### Information shown
▽
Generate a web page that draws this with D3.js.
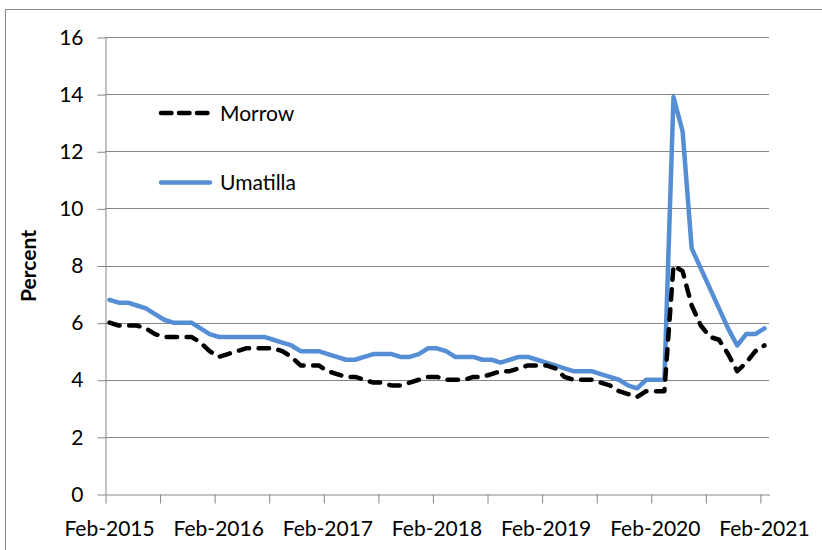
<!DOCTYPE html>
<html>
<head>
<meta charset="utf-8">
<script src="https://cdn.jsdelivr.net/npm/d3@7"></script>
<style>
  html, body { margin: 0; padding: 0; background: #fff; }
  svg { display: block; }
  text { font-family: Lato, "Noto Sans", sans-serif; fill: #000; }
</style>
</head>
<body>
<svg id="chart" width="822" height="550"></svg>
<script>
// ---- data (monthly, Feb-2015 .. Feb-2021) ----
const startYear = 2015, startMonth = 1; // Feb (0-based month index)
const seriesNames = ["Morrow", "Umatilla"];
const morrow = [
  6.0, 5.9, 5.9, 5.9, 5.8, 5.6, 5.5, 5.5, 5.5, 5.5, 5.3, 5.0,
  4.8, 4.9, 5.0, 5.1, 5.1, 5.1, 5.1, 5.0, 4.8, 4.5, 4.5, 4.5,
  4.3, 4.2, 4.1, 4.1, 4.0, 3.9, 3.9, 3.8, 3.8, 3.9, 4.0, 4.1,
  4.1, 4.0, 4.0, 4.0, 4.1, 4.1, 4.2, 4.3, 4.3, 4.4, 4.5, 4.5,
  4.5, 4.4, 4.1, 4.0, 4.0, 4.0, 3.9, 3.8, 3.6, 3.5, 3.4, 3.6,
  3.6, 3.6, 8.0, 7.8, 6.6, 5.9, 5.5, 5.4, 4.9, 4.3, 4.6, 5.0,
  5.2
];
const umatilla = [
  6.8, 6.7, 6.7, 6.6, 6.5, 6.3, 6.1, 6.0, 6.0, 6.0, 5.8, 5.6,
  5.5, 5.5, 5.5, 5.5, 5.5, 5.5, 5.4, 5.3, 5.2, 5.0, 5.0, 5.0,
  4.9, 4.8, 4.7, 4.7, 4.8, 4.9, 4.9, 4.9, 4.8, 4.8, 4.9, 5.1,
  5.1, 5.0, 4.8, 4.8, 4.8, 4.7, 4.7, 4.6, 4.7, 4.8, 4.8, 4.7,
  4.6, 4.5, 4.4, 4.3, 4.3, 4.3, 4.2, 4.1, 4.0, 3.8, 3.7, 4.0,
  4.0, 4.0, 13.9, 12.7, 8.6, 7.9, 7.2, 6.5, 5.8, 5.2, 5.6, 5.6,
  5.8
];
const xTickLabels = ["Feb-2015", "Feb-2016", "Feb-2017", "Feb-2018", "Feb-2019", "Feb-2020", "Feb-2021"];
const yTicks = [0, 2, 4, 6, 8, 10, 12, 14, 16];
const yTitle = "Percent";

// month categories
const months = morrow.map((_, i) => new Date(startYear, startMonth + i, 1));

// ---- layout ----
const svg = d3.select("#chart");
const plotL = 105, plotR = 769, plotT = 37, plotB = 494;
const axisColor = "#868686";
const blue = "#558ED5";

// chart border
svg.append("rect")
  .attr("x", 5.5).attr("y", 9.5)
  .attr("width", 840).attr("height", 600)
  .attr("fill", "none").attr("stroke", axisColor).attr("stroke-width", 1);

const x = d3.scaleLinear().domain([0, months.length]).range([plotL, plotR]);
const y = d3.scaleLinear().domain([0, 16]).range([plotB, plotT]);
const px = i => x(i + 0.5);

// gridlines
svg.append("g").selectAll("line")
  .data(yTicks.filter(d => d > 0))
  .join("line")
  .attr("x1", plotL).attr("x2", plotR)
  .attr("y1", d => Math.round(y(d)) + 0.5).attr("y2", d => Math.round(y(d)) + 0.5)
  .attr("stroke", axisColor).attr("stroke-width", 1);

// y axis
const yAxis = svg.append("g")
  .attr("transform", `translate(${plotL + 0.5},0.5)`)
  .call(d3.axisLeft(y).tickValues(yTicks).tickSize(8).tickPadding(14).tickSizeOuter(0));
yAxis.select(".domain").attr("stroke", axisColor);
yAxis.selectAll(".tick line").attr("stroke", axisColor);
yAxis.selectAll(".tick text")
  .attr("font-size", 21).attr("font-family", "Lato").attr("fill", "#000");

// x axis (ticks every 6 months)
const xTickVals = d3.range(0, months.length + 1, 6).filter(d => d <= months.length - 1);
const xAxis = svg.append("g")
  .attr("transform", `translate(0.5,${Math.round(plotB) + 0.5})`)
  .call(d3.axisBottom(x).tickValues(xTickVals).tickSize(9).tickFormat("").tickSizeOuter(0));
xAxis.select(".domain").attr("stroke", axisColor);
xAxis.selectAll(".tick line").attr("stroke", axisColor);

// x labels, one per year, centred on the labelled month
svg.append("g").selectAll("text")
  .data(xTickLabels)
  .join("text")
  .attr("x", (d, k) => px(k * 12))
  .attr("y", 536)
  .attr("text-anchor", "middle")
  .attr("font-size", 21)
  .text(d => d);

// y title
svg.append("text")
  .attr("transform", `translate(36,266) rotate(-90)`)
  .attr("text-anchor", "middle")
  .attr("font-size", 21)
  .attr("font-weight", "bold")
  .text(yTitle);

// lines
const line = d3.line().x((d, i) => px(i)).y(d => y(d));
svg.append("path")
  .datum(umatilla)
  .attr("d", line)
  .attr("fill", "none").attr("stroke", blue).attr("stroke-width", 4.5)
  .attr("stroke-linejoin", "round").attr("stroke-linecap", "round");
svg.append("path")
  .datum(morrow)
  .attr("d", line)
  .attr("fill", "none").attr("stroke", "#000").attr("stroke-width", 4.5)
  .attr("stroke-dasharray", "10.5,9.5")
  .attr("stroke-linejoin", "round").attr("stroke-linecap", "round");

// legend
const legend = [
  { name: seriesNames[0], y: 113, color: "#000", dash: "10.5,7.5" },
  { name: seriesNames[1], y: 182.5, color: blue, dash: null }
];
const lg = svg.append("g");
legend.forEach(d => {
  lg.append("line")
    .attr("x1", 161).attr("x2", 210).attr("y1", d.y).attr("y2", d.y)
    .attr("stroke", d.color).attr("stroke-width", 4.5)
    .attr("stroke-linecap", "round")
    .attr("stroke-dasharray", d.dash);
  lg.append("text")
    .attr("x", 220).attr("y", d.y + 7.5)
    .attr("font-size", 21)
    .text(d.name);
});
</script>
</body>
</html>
△
### Exercise brief
Write out the full set of lines verbatim, without the pictures.

### Answer to this problem
Generate a web page that draws this with D3.js.
<!DOCTYPE html>
<html>
<head>
<meta charset="utf-8">
<script src="https://cdn.jsdelivr.net/npm/d3@7"></script>
<style>
  html, body { margin: 0; padding: 0; background: #fff; }
  svg { display: block; }
  text { font-family: Lato, "Noto Sans", sans-serif; fill: #000; }
</style>
</head>
<body>
<svg id="chart" width="822" height="550"></svg>
<script>
// ---- data (monthly, Feb-2015 .. Feb-2021) ----
const startYear = 2015, startMonth = 1; // Feb (0-based month index)
const seriesNames = ["Morrow", "Umatilla"];
const morrow = [
  6.0, 5.9, 5.9, 5.9, 5.8, 5.6, 5.5, 5.5, 5.5, 5.5, 5.3, 5.0,
  4.8, 4.9, 5.0, 5.1, 5.1, 5.1, 5.1, 5.0, 4.8, 4.5, 4.5, 4.5,
  4.3, 4.2, 4.1, 4.1, 4.0, 3.9, 3.9, 3.8, 3.8, 3.9, 4.0, 4.1,
  4.1, 4.0, 4.0, 4.0, 4.1, 4.1, 4.2, 4.3, 4.3, 4.4, 4.5, 4.5,
  4.5, 4.4, 4.1, 4.0, 4.0, 4.0, 3.9, 3.8, 3.6, 3.5, 3.4, 3.6,
  3.6, 3.6, 8.0, 7.8, 6.6, 5.9, 5.5, 5.4, 4.9, 4.3, 4.6, 5.0,
  5.2
];
const umatilla = [
  6.8, 6.7, 6.7, 6.6, 6.5, 6.3, 6.1, 6.0, 6.0, 6.0, 5.8, 5.6,
  5.5, 5.5, 5.5, 5.5, 5.5, 5.5, 5.4, 5.3, 5.2, 5.0, 5.0, 5.0,
  4.9, 4.8, 4.7, 4.7, 4.8, 4.9, 4.9, 4.9, 4.8, 4.8, 4.9, 5.1,
  5.1, 5.0, 4.8, 4.8, 4.8, 4.7, 4.7, 4.6, 4.7, 4.8, 4.8, 4.7,
  4.6, 4.5, 4.4, 4.3, 4.3, 4.3, 4.2, 4.1, 4.0, 3.8, 3.7, 4.0,
  4.0, 4.0, 13.9, 12.7, 8.6, 7.9, 7.2, 6.5, 5.8, 5.2, 5.6, 5.6,
  5.8
];
const xTickLabels = ["Feb-2015", "Feb-2016", "Feb-2017", "Feb-2018", "Feb-2019", "Feb-2020", "Feb-2021"];
const yTicks = [0, 2, 4, 6, 8, 10, 12, 14, 16];
const yTitle = "Percent";

// month categories
const months = morrow.map((_, i) => new Date(startYear, startMonth + i, 1));

// ---- layout ----
const svg = d3.select("#chart");
const plotL = 105, plotR = 769, plotT = 37, plotB = 494;
const axisColor = "#868686";
const blue = "#558ED5";

// chart border
svg.append("rect")
  .attr("x", 5.5).attr("y", 9.5)
  .attr("width", 840).attr("height", 600)
  .attr("fill", "none").attr("stroke", axisColor).attr("stroke-width", 1);

const x = d3.scaleLinear().domain([0, months.length]).range([plotL, plotR]);
const y = d3.scaleLinear().domain([0, 16]).range([plotB, plotT]);
const px = i => x(i + 0.5);

// gridlines
svg.append("g").selectAll("line")
  .data(yTicks.filter(d => d > 0))
  .join("line")
  .attr("x1", plotL).attr("x2", plotR)
  .attr("y1", d => Math.round(y(d)) + 0.5).attr("y2", d => Math.round(y(d)) + 0.5)
  .attr("stroke", axisColor).attr("stroke-width", 1);

// y axis
const yAxis = svg.append("g")
  .attr("transform", `translate(${plotL + 0.5},0.5)`)
  .call(d3.axisLeft(y).tickValues(yTicks).tickSize(8).tickPadding(14).tickSizeOuter(0));
yAxis.select(".domain").attr("stroke", axisColor);
yAxis.selectAll(".tick line").attr("stroke", axisColor);
yAxis.selectAll(".tick text")
  .attr("font-size", 21).attr("font-family", "Lato").attr("fill", "#000");

// x axis (ticks every 6 months)
const xTickVals = d3.range(0, months.length + 1, 6).filter(d => d <= months.length - 1);
const xAxis = svg.append("g")
  .attr("transform", `translate(0.5,${Math.round(plotB) + 0.5})`)
  .call(d3.axisBottom(x).tickValues(xTickVals).tickSize(9).tickFormat("").tickSizeOuter(0));
xAxis.select(".domain").attr("stroke", axisColor);
xAxis.selectAll(".tick line").attr("stroke", axisColor);

// x labels, one per year, centred on the labelled month
svg.append("g").selectAll("text")
  .data(xTickLabels)
  .join("text")
  .attr("x", (d, k) => px(k * 12))
  .attr("y", 536)
  .attr("text-anchor", "middle")
  .attr("font-size", 21)
  .text(d => d);

// y title
svg.append("text")
  .attr("transform", `translate(36,266) rotate(-90)`)
  .attr("text-anchor", "middle")
  .attr("font-size", 21)
  .attr("font-weight", "bold")
  .text(yTitle);

// lines
const line = d3.line().x((d, i) => px(i)).y(d => y(d));
svg.append("path")
  .datum(umatilla)
  .attr("d", line)
  .attr("fill", "none").attr("stroke", blue).attr("stroke-width", 4.5)
  .attr("stroke-linejoin", "round").attr("stroke-linecap", "round");
svg.append("path")
  .datum(morrow)
  .attr("d", line)
  .attr("fill", "none").attr("stroke", "#000").attr("stroke-width", 4.5)
  .attr("stroke-dasharray", "10.5,9.5")
  .attr("stroke-linejoin", "round").attr("stroke-linecap", "round");

// legend
const legend = [
  { name: seriesNames[0], y: 113, color: "#000", dash: "10.5,7.5" },
  { name: seriesNames[1], y: 182.5, color: blue, dash: null }
];
const lg = svg.append("g");
legend.forEach(d => {
  lg.append("line")
    .attr("x1", 161).attr("x2", 210).attr("y1", d.y).attr("y2", d.y)
    .attr("stroke", d.color).attr("stroke-width", 4.5)
    .attr("stroke-linecap", "round")
    .attr("stroke-dasharray", d.dash);
  lg.append("text")
    .attr("x", 220).attr("y", d.y + 7.5)
    .attr("font-size", 21)
    .text(d.name);
});
</script>
</body>
</html>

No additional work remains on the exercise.